According to experts, Juniper was using a known flawed random number generator called Dual_EC_DRBG as the foundation for cryptographic operations in NetScreen's ScreenOS, but believed it was doing so securely because of additional precautions it had taken. It turns out those safeguards were ineffective.
The VPN decryption issue was announced by Juniper Thursday along with another vulnerability that could provide attackers with administrative access to NetScreen devices through the use of a hard-coded master password. Both issues were the result of unauthorized code that was added to ScreenOS and were discovered during a recent internal code audit, the company said at the time.
The security community took it upon itself to reverse engineer the old firmware versions and Juniper's new patches in order to dig up more information. Researchers soon found the hardcoded, but cleverly concealed, password for the administrative access backdoor and discovered that it affected fewer ScreenOS versions than initially believed.
Crypto specialists delved into the VPN issue, whose description made it more appealing to them, as the ability to spy on encrypted traffic is always a big deal.
It didn't take long for someone to notice that Juniper's latest patches reverted a parameter back to a value that the OS used before version 6.3.0r12, the first in the 6.3.0 branch that Juniper claims was affected by the VPN decryption issue.
According to further analysis by Ralf-Philipp Weinmann, founder and CEO of German security consultancy firm Comsecuris, that parameter turned out to be Q, one of two constants — P and Q — that are used by the Dual_EC random number generator (RNG).
Dual_EC was standardized by the U.S. National Institute of Standards and Technology (NIST) in 2007 after being championed by the U.S. National Security Agency, which played an important role in its development.
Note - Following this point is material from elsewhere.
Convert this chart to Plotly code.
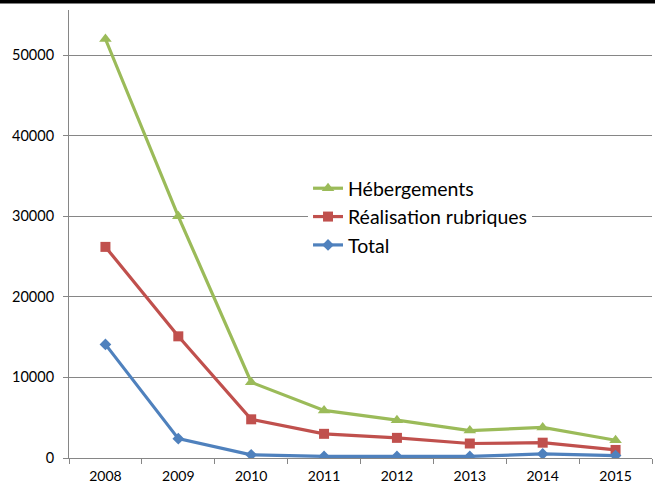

Shortly after, Dan Shumow and Neils Ferguson, two researchers from Microsoft, disclosed a major weakness in the standard that could serve as a backdoor.
"Omitting the mathematics, the short version is that Dual EC relies on a special 32-byte constant called Q, which — if generated by a malicious attacker — can allow said attacker to predict future outputs of the RNG after seeing a mere 30 bytes of raw output from your generator," said Matthew Green, a cryptographer and assistant professor at Johns Hopkins University, in a blog post Tuesday.